Of course my adventure began with a trip to the head before we even left the dock.
My first perch was primarily aft, although there was that deep conversation on the bow starboard side on the way back. The wheel is sensitive because the rudder is large and no, that's not a metaphor. We moved leeward and windward, tacking and jibing.
I had never been sailing before today, but two of my favorite people changed all that with a nearly six-hour sail that had to be one of the most unexpectedly pleasurable ways possible to spend a gloriously breezy day at the river.
Unloading the car at the marina, a wizened-looking man with his long white hair in two pigtails came over to greet us after my friend called out to him, "Hi, chief!"
Naturally, I had to question that "chief" business.
Of Native American ancestry, he was quick to explain to me that his name was Hal or Harold, depending on the situation, and that the "chief" moniker came from years spent working to rehab a sailboat, resulting in marina regulars dubbing him Chief Wanna Sail.
All of which was news to my friend who lives two miles away and docks his boat there. You never know unless you ask, I always say.

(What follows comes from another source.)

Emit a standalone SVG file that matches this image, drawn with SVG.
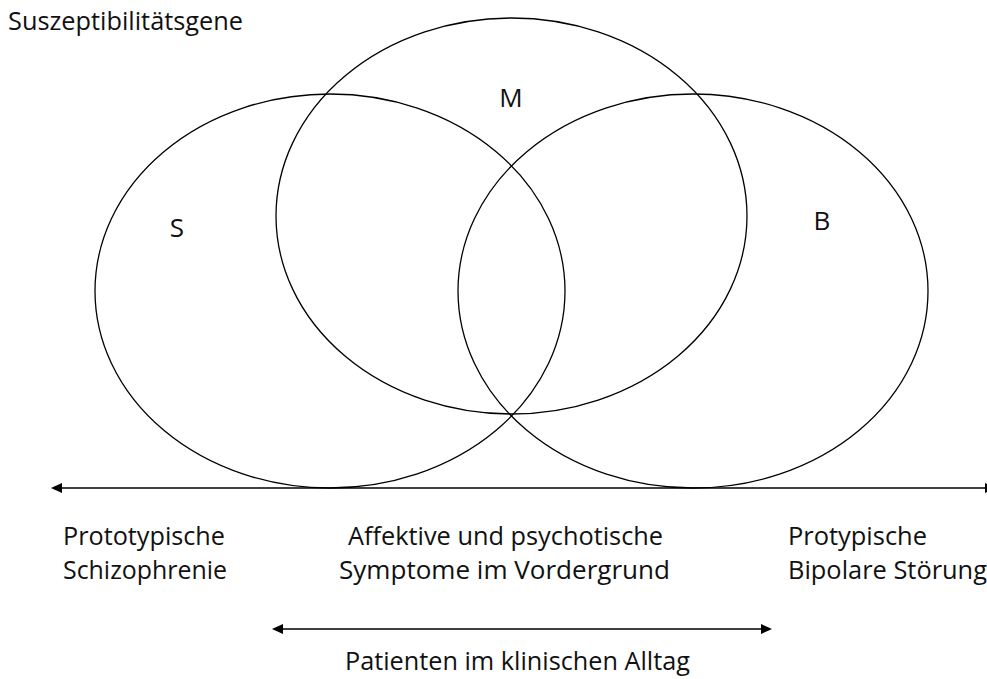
<svg xmlns="http://www.w3.org/2000/svg" width="987" height="679" viewBox="0 0 987 679">
<style>
.ell{fill:none;stroke:#000;stroke-width:1.3}
.t{font-family:"Open Sans","Noto Sans","Liberation Sans",sans-serif;font-size:25px;fill:#111}
.L{font-size:26px}
.ln{stroke:#000;stroke-width:1.5;fill:none}
.ln2{stroke:#404040;stroke-width:2;fill:none}
</style>
<rect width="987" height="679" fill="#fff"/>
<text class="t" x="8" y="30" textLength="235" lengthAdjust="spacingAndGlyphs">Suszeptibilitätsgene</text>
<g id="node-S">
<ellipse class="ell" cx="330" cy="291" rx="235" ry="197"/>
<text class="t L" x="177" y="237" text-anchor="middle">S</text>
</g>
<g id="node-M">
<ellipse class="ell" cx="511.5" cy="216" rx="235.5" ry="198"/>
<text class="t L" x="511" y="107" text-anchor="middle">M</text>
</g>
<g id="node-B">
<ellipse class="ell" cx="693" cy="291" rx="235" ry="197"/>
<text class="t L" x="822" y="230" text-anchor="middle">B</text>
</g>
<g id="connectors">
<line class="ln" x1="60" y1="488" x2="987" y2="488"/>
<polygon points="51,488 62,483 62,493" fill="#000"/>
<polygon points="985,483 995,488 985,493" fill="#000"/>
<line class="ln2" x1="280" y1="629" x2="764" y2="629"/>
<polygon points="272,629 283,624 283,634" fill="#000"/>
<polygon points="772,629 761,624 761,634" fill="#000"/>
</g>
<g id="labels">
<text class="t" x="63" y="545" textLength="162" lengthAdjust="spacingAndGlyphs">Prototypische</text>
<text class="t" x="63" y="579" textLength="164" lengthAdjust="spacingAndGlyphs">Schizophrenie</text>
<text class="t" x="348" y="545" textLength="315" lengthAdjust="spacingAndGlyphs">Affektive und psychotische</text>
<text class="t" x="339" y="579" textLength="331" lengthAdjust="spacingAndGlyphs">Symptome im Vordergrund</text>
<text class="t" x="788" y="545" textLength="139" lengthAdjust="spacingAndGlyphs">Protypische</text>
<text class="t" x="788" y="579" textLength="199" lengthAdjust="spacingAndGlyphs">Bipolare Störung</text>
<text class="t" x="345" y="670" textLength="345" lengthAdjust="spacingAndGlyphs">Patienten im klinischen Alltag</text>
</g>
</svg>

"He's never come over to talk to us before," my friend shared. "It's because you're here." That's what they all say.
After chatting with a man from Roanoke who docks his boat in Hampton but was currently standing next to our boat slip, we left the marina under engine power at high tide.

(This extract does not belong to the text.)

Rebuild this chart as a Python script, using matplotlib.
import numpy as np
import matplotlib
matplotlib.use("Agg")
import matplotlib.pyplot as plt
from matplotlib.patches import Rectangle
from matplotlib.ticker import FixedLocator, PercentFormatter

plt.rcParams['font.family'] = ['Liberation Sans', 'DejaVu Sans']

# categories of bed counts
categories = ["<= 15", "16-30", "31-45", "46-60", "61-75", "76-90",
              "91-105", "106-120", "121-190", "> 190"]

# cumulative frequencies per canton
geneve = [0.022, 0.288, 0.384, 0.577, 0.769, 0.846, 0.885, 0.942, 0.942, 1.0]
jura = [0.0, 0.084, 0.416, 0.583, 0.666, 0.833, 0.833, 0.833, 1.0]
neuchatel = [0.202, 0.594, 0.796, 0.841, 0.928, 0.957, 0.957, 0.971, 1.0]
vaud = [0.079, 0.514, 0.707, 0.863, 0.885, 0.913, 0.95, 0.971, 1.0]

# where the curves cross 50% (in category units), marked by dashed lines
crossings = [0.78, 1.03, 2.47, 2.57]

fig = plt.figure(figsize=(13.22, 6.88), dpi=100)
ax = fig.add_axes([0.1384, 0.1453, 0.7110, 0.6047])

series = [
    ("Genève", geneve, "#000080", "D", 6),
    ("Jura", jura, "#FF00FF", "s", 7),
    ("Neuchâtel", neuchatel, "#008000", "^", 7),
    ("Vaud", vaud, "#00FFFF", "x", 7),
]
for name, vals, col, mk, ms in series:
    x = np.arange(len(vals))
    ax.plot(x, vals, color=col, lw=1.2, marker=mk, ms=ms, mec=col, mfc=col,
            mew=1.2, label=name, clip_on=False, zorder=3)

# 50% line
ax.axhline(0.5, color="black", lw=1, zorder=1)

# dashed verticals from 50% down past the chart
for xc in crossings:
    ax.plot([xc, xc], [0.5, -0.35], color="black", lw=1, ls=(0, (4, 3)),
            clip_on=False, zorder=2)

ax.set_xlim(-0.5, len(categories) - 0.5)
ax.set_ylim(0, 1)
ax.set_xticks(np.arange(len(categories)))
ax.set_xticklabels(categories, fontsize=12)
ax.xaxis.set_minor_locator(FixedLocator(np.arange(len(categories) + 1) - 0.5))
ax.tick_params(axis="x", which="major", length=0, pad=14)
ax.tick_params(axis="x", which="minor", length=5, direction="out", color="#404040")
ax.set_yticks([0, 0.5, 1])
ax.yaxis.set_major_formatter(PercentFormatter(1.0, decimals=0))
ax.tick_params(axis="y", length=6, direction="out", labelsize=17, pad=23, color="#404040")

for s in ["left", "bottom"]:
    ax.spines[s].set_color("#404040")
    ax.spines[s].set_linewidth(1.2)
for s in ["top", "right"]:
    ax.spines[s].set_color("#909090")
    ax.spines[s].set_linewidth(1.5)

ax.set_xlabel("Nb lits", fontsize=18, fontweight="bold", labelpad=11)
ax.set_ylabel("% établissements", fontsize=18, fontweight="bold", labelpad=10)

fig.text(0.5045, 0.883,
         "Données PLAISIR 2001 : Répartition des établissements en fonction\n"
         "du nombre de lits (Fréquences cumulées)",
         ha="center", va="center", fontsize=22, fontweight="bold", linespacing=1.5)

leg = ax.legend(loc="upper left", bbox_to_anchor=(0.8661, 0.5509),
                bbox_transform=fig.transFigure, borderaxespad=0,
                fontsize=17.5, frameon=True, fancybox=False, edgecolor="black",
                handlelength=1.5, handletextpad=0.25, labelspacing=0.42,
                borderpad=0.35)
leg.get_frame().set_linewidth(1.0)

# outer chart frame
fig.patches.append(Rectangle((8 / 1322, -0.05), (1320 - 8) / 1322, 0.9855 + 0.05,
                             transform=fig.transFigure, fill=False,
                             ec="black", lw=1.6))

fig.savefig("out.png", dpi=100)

So far, nothing I hadn't experienced before.
But then the mainsail went up and before long the jib, so that the engine became a thing of the past. With steady breezes and occasional thrilling gusts, I watched in awe as the poetry of sailing unfolded around me.
That it was such a beautiful day may have partially accounted for my baptism by sailing being such a success, but even without the blue skies and picaresque clouds, there was the intoxicating scent of the water, the sometimes precarious angle of the boat and the constant change of speed as the wind determined our rate of movement.

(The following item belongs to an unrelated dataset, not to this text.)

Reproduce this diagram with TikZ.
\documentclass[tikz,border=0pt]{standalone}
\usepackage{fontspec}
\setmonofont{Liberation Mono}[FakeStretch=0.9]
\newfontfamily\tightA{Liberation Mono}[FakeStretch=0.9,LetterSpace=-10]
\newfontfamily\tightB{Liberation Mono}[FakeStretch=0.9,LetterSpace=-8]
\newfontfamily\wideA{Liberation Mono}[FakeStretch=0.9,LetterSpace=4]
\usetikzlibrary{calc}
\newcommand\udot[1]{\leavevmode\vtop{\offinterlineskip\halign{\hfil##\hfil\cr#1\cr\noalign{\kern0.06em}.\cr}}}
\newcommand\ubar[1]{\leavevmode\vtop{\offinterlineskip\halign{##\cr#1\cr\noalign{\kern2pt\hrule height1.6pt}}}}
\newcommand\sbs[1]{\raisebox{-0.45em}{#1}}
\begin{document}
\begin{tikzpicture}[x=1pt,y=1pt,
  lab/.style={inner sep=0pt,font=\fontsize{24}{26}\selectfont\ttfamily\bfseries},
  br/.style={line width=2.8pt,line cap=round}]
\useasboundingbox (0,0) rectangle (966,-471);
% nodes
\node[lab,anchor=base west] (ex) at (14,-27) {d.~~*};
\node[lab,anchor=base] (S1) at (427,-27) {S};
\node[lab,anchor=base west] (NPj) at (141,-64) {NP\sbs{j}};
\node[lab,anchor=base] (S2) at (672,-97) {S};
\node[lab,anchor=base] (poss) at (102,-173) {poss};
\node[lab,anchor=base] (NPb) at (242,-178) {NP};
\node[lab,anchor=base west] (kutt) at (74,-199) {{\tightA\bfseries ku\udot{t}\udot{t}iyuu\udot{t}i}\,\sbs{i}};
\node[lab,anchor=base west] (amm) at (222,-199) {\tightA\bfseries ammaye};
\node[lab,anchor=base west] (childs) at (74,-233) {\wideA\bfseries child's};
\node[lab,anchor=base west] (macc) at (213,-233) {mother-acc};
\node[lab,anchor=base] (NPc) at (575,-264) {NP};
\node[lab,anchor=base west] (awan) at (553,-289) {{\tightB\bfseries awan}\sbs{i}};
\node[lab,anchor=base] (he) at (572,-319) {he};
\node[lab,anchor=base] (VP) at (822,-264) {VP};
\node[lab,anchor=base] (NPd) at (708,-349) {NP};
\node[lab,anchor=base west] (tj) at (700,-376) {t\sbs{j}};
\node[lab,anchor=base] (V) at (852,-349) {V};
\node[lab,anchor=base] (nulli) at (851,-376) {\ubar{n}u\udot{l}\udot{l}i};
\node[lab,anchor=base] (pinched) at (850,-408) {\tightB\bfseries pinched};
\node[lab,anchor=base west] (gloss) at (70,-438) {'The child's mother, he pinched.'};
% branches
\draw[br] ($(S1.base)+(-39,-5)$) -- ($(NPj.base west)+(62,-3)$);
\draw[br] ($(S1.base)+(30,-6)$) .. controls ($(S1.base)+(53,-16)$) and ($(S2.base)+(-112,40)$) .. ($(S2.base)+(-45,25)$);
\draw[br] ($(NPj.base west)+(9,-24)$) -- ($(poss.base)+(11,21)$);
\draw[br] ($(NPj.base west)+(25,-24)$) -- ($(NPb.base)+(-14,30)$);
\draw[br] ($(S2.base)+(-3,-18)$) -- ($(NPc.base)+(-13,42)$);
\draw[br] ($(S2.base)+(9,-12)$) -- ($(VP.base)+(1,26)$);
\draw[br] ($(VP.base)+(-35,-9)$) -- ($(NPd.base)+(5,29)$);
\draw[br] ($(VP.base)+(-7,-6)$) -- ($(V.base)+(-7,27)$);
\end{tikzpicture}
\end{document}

When we weren't dodging crab pots, we were observing white caps. Ospreys glared at us from nests on channel markers. We ogled from afar the princely yachts moored at the Tides Inn.
A barge carrying grain to storage silos in Tappahannock shared passage under the highest arch of the Whitestone bridge with us, its massive rectangular front displacing a wake of sizable proportions for us to navigate,
My friends impressed me with the yin and yang of their sailing skills, working perfectly in tandem to wrangle this vessel to their whims, agreeing that sailing has brought them closer together.
Well, that and true love.
Passing other sailboats, especially those larger than the 30-footer we were on, I regarded them with a slightly more knowing eye now, looking to see how much of their jib was furled, how their mast size compared to ours.
When we sailed under the bridge, we all peered up, curious about how much clearance we had, although it was presumably not the best time to make that determination.
By the time we returned to the marina, it was evening and Chief was floating by in an inflatable yellow kayak, unlit cigarette in his mouth. He'd briefly considered going sailing today, he claimed, but decided it was too much work.
After dazzling us with the kayak's compactness - it folds to a 17" square four inches thick - he reckoned he'd resume his paddle and was gone in the blink of an eye.
Coming from the wonder of my first expedition harnessing nature to sail into, in front of and beside the wind, I could only marvel at Chief Wanna Sail settling for such docile time on the water. The skipper said today was the best day of sailing they've had since they got the boat.
Only the best of friends show you the seductive power of sailing and let you go first in the outdoor shower. Is it any wonder I'm hooked?